═════ Supplied records

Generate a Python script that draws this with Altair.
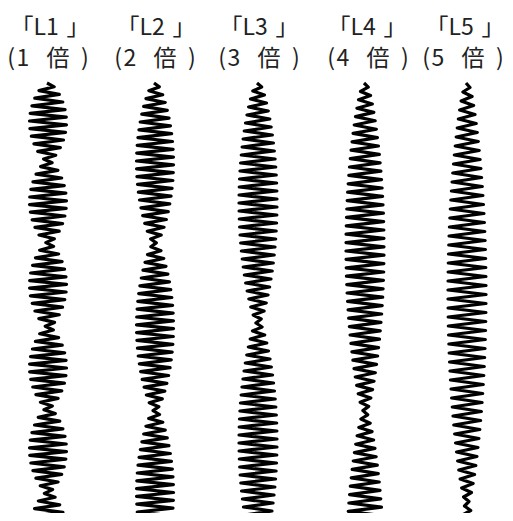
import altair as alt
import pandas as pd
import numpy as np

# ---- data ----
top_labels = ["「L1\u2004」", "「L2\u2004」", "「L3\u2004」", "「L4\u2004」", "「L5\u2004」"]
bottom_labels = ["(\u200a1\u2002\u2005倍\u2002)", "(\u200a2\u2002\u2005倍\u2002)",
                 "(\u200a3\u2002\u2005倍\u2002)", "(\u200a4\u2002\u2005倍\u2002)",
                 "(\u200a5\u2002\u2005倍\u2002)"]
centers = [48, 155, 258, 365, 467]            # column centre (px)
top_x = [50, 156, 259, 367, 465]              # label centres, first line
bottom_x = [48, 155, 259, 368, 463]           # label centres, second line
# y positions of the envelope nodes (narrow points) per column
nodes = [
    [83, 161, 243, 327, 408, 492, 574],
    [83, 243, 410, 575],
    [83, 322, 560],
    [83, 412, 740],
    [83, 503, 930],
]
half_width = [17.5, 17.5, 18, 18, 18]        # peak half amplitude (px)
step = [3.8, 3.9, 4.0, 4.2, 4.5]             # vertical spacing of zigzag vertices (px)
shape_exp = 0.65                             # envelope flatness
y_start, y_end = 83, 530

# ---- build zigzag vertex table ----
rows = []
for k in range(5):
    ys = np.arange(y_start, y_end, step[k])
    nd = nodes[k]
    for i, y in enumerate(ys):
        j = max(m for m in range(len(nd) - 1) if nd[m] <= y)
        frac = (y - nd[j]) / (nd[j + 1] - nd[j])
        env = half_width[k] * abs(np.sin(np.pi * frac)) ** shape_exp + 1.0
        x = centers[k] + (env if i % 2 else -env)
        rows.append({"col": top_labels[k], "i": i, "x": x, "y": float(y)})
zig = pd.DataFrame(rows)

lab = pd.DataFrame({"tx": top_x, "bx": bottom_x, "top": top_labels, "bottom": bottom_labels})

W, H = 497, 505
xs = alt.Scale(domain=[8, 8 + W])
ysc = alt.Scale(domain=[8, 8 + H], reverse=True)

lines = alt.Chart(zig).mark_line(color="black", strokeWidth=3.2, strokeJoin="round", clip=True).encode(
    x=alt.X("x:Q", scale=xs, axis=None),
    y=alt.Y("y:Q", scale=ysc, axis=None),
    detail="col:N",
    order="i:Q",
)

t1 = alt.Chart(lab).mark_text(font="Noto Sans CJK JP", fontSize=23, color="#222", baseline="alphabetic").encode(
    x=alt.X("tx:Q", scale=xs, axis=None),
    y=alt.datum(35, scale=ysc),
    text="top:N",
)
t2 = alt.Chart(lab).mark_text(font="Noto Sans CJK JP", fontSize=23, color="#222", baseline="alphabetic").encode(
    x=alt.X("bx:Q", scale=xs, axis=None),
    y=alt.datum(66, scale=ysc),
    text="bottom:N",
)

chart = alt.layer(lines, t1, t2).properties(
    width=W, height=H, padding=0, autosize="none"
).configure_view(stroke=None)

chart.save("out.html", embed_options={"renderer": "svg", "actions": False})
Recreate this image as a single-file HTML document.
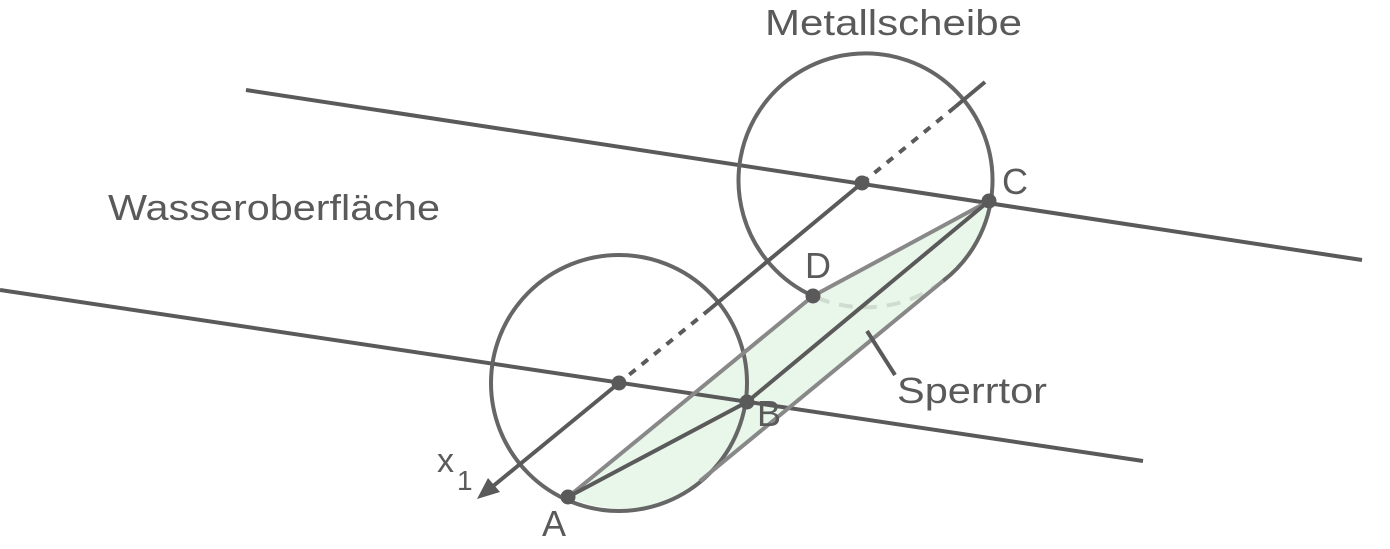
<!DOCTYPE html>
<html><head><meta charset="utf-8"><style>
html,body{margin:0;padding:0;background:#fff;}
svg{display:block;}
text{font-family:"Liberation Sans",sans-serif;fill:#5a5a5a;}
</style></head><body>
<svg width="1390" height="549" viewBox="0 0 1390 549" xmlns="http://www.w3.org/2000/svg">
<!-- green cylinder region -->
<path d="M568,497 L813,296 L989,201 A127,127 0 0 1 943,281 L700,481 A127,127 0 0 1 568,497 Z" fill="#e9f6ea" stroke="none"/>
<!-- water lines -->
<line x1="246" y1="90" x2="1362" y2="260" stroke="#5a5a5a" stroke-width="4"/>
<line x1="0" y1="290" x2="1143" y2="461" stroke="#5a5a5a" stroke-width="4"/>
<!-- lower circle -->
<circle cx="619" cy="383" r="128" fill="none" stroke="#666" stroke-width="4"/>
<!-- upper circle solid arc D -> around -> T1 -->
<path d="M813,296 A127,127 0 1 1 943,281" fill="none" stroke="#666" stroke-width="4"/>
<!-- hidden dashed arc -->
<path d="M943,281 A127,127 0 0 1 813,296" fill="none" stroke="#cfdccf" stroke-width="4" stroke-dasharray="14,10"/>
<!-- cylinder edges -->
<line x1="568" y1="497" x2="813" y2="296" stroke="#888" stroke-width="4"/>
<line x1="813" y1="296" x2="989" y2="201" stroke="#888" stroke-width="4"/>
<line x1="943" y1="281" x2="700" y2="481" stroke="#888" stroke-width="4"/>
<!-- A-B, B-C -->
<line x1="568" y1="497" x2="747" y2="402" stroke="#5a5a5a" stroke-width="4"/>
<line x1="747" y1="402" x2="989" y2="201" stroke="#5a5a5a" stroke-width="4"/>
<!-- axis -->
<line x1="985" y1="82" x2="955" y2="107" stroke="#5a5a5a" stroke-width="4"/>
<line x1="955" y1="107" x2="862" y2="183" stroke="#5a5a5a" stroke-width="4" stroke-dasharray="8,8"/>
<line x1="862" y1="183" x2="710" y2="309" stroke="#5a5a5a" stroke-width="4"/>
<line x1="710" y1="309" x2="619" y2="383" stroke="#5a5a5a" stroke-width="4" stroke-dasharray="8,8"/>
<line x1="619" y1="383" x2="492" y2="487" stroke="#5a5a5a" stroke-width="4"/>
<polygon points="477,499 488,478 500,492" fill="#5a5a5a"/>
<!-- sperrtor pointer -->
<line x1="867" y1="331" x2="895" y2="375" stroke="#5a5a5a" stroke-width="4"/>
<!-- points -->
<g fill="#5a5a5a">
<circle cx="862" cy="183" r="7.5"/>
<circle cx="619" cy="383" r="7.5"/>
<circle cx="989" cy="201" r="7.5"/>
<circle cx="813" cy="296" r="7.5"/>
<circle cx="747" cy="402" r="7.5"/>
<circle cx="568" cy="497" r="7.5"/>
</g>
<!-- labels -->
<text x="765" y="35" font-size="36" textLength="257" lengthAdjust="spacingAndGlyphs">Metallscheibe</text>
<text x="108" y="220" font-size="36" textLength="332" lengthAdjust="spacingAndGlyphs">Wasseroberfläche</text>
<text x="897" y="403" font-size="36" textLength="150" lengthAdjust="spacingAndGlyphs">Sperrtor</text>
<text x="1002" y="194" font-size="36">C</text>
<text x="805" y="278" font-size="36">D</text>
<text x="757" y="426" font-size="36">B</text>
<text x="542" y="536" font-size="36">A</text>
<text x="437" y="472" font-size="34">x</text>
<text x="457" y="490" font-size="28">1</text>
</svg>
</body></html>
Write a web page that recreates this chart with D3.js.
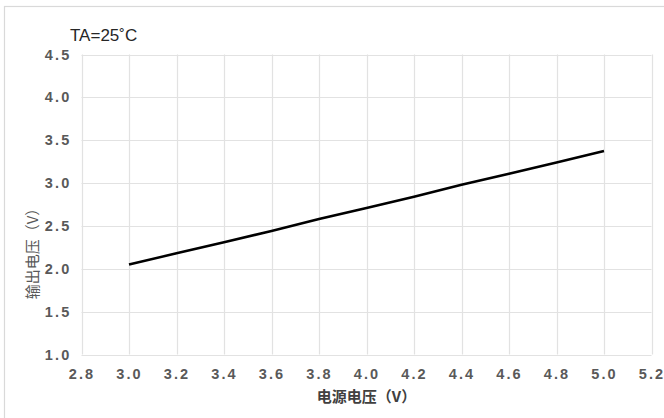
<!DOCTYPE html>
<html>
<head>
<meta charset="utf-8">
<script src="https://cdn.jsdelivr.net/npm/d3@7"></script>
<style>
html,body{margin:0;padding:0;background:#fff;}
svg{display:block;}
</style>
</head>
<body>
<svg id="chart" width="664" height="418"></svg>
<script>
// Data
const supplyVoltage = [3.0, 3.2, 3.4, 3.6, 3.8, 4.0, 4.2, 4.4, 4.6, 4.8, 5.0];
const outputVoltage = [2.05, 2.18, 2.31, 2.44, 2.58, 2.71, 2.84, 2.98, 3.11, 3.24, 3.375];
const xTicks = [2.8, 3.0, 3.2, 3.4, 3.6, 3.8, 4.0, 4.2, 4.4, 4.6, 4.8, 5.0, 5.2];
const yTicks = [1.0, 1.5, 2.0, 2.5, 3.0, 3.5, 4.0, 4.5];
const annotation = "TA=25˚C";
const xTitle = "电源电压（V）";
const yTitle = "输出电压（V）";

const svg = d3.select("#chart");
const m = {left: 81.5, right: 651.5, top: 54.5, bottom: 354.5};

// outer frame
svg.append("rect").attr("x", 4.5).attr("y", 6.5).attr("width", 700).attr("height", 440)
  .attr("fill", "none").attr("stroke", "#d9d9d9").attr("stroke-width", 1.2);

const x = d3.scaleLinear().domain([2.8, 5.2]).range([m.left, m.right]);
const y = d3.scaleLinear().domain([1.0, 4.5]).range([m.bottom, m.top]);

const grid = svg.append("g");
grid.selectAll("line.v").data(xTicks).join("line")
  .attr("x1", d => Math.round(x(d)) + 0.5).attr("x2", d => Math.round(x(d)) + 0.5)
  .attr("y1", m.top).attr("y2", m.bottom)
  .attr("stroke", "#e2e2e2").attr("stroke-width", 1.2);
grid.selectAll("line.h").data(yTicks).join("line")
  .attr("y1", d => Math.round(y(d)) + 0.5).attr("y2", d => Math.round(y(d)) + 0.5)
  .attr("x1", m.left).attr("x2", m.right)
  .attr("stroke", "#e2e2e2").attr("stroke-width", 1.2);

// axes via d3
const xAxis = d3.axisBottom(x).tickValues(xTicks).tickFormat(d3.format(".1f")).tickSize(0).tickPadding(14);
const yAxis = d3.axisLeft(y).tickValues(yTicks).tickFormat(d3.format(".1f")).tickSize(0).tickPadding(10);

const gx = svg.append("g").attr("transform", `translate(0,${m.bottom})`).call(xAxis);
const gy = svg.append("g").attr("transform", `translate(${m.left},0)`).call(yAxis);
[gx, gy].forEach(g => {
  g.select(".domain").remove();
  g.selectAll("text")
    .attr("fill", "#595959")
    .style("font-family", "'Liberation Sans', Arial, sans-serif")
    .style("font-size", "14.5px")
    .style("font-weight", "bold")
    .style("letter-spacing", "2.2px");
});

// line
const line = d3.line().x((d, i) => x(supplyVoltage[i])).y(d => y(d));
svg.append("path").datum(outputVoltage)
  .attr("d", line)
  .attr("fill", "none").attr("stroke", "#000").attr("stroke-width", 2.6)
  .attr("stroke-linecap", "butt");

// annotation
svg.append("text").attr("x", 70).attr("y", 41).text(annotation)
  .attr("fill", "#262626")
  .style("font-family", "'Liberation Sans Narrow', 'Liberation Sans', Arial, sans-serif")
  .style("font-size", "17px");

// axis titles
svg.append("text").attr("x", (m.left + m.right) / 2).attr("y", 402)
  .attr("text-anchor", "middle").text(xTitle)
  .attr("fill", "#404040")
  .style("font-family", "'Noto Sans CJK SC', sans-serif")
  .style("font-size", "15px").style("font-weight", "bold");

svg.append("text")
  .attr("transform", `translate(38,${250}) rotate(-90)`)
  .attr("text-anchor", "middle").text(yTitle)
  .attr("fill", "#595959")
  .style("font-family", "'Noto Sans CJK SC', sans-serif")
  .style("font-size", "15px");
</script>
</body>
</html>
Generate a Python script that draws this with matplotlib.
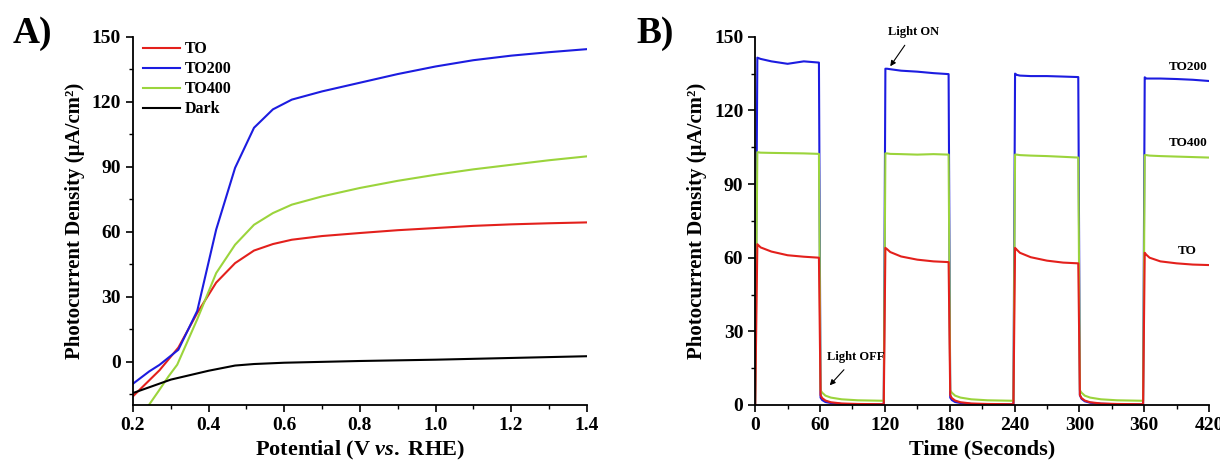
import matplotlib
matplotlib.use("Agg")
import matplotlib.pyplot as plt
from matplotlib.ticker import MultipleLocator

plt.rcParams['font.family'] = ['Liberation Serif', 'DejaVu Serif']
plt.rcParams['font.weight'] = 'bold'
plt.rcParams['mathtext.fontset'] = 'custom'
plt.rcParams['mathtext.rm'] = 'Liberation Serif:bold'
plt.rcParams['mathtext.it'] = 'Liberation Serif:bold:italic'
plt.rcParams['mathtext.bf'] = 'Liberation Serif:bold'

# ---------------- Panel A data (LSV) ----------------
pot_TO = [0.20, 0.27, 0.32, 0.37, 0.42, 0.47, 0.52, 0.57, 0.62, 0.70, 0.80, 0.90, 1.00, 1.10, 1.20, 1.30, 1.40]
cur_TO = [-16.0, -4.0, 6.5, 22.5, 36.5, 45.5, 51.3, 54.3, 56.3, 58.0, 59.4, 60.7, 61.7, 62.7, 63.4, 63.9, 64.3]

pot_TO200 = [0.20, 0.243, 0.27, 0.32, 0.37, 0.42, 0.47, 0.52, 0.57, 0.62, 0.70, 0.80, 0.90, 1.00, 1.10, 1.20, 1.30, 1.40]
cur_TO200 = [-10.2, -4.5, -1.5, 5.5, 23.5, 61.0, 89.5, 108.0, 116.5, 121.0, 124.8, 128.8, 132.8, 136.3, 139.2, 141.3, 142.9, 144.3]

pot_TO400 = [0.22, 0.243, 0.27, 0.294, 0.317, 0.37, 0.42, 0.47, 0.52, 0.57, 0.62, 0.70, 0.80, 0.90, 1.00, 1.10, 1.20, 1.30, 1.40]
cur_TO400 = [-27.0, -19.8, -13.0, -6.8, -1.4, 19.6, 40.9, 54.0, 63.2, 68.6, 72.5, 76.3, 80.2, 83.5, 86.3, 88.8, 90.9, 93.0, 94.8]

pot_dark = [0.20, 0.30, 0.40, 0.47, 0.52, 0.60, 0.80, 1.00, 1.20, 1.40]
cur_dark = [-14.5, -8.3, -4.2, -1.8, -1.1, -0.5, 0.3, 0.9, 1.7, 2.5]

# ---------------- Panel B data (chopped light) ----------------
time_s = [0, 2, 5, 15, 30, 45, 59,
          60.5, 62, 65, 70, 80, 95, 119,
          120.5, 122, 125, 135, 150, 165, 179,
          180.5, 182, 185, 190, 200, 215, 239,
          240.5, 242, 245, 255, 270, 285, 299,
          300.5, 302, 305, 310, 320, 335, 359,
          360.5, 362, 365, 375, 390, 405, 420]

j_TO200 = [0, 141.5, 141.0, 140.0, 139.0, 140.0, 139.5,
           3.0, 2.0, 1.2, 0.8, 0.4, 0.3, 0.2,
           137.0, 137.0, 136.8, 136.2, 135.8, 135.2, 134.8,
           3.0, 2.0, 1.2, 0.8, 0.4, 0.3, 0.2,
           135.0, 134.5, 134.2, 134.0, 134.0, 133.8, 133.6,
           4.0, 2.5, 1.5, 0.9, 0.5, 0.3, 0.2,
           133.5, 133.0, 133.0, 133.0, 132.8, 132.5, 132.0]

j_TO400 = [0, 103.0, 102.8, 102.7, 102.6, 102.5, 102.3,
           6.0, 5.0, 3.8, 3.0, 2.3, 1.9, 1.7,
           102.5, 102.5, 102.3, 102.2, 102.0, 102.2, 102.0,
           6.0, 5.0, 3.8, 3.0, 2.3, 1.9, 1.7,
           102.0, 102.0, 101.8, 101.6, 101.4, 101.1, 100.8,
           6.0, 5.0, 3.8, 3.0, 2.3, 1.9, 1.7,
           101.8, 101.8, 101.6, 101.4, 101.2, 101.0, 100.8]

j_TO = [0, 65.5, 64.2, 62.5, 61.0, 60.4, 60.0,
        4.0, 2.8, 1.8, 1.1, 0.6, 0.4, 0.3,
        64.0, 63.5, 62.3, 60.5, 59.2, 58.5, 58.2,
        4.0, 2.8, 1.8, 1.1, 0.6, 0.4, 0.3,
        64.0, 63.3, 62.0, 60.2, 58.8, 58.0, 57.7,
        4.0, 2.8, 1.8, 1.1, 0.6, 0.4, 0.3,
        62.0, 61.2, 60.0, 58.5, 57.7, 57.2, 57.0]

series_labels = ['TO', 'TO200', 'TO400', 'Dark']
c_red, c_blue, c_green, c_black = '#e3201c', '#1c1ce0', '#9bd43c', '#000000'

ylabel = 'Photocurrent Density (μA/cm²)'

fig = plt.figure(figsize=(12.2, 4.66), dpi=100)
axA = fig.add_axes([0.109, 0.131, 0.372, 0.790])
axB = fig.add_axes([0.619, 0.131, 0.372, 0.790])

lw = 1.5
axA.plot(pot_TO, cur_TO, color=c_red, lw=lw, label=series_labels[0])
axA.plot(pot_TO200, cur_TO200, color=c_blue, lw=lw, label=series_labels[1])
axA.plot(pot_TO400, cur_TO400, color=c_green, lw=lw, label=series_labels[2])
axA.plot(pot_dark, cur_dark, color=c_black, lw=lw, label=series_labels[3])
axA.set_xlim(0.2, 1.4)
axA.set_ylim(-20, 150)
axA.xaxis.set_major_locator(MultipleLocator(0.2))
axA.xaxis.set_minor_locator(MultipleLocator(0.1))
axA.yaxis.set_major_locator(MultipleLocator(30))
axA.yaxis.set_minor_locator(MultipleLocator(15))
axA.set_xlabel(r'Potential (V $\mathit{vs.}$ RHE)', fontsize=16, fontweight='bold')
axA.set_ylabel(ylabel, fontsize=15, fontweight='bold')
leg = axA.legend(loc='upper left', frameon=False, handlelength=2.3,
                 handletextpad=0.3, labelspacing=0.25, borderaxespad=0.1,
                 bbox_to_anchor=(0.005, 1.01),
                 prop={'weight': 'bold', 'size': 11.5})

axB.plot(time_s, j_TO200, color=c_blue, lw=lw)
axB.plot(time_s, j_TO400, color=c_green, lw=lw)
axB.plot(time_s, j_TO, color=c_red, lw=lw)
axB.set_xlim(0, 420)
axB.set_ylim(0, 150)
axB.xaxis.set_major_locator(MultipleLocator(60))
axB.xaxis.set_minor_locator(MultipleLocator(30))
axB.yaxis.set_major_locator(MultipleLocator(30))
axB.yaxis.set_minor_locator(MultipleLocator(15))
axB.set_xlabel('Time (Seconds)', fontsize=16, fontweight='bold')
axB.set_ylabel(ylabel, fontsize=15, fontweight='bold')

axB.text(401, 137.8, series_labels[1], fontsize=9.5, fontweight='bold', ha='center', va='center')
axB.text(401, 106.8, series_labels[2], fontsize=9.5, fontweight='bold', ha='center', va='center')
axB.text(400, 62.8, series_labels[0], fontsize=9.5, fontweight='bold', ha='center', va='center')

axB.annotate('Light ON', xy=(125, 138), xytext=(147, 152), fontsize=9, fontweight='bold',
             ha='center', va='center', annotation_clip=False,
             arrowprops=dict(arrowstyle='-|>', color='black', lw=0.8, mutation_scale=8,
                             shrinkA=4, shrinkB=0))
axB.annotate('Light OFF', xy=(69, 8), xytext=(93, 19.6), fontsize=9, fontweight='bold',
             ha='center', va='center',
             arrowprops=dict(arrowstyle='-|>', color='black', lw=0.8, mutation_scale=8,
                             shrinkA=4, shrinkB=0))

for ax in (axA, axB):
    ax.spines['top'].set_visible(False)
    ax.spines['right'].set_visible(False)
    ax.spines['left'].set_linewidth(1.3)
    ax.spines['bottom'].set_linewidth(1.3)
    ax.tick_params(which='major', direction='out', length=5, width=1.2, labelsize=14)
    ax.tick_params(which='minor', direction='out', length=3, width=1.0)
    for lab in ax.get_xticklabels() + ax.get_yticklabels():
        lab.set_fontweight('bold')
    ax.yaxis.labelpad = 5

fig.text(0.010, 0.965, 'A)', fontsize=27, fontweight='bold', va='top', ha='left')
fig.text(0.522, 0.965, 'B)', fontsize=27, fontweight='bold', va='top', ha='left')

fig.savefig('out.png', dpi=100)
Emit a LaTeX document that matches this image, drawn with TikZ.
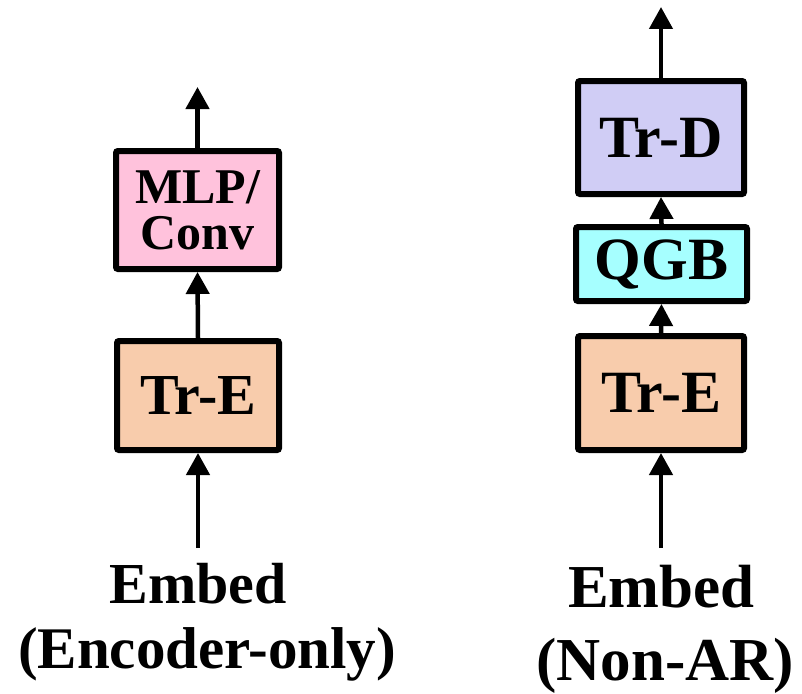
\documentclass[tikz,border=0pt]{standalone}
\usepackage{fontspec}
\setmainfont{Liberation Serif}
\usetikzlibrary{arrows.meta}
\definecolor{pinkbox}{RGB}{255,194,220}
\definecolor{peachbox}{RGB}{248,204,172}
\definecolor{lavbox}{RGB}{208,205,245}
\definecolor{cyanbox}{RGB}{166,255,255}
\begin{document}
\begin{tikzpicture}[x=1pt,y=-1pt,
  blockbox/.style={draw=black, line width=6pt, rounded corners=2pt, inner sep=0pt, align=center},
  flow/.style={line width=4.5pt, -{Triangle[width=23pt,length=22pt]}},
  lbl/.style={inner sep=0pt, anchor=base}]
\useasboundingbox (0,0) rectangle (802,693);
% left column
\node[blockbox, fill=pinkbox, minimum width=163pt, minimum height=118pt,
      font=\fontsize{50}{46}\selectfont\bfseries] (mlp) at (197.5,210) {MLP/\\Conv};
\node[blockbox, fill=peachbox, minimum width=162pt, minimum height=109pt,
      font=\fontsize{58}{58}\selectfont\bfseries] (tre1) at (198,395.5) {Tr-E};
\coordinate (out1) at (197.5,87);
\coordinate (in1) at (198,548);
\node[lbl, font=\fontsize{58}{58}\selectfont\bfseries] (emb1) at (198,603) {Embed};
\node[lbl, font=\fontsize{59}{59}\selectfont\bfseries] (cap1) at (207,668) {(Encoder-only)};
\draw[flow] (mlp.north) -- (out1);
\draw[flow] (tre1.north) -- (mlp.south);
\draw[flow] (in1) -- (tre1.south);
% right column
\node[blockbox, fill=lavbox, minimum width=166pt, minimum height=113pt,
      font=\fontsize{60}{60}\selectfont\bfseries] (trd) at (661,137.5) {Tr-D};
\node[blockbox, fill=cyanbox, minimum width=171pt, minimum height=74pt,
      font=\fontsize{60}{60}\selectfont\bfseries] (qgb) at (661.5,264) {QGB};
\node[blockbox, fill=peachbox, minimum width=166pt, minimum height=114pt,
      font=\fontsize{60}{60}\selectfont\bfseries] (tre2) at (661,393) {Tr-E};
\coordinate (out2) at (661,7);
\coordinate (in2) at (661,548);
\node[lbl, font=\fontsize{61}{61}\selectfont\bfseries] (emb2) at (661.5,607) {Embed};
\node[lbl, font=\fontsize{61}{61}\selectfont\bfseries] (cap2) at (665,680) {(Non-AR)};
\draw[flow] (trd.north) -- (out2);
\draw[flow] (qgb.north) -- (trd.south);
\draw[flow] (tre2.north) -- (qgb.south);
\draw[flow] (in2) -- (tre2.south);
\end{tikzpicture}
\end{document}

══════════

§ **Set problem**
Say how many lines in the entries contain the string "that", and say nothing else.

§ **Solution below**
4